Milan Milovanovic milanpmilovanovic4 at gmail.com
Mon Mar 4 07:06:27 PST 2013


Consider including raised blank outside area on some early pressings. Think 
they used it to block needle slippage from the beginning of record. The same 
method used for inside area with no locked and lead-out groove - raised 
portion of the record used as for later transferred into locked groove.

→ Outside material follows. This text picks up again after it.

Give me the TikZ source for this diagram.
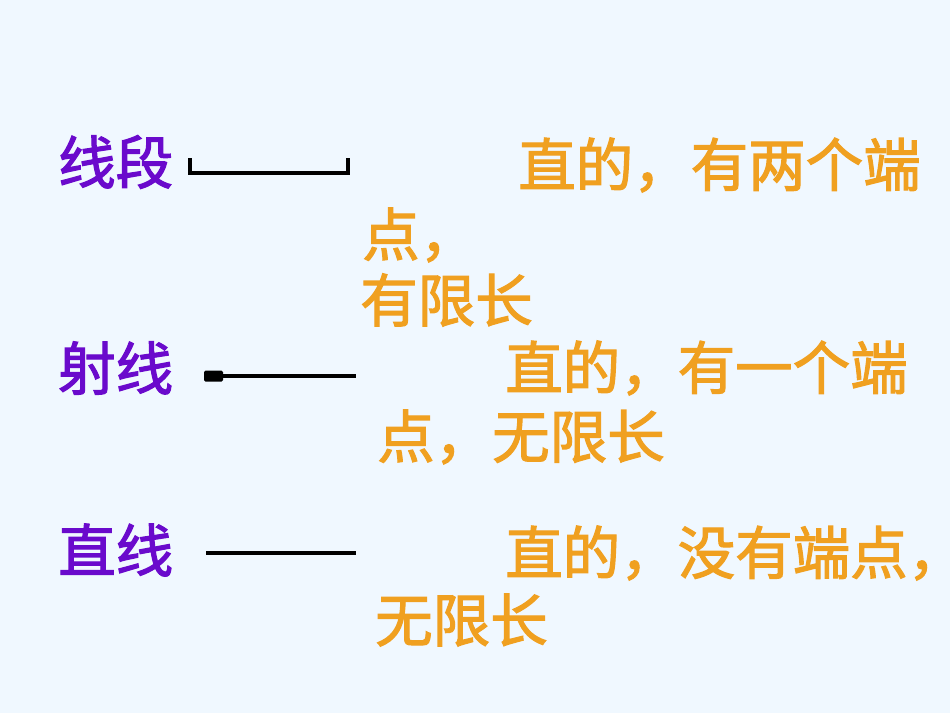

----- Original Message ----- 
From: "David London" <jusmee123 at gmail.com>
To: "78-L Mail List" <78-l at klickitat.78online.com>
Sent: Monday, March 04, 2013 12:28 AM
Subject: Re: [78-L] Approximating 78s age by physical characteristics


> On 03/03/13 23:10, Mark Bardenwerper wrote:
>> I can't add much to this, but it should be noted that many of the
>> groove additions came with the invention of automatic changers. The
>> change in labels had to do with the manufacturing process. The
>> beginning of the electrical era had something to do with some of these
>> changes. Before electrical recording, there were electrically driven
>> platters. Someone more in the know might tell us if there was a
>> workable changer in the acoustic era. It would have been a challenge
>> due to the heftiness of the arm, but people could be pretty imaginative.
>
> I was wondering also, if changers existed before lead-in grooves. It
> seems a key addition to a record, else you risk the needle just sitting
> floating on the leading edge of the record (or did they bias the arm to
> always swing inward when there was no groove?).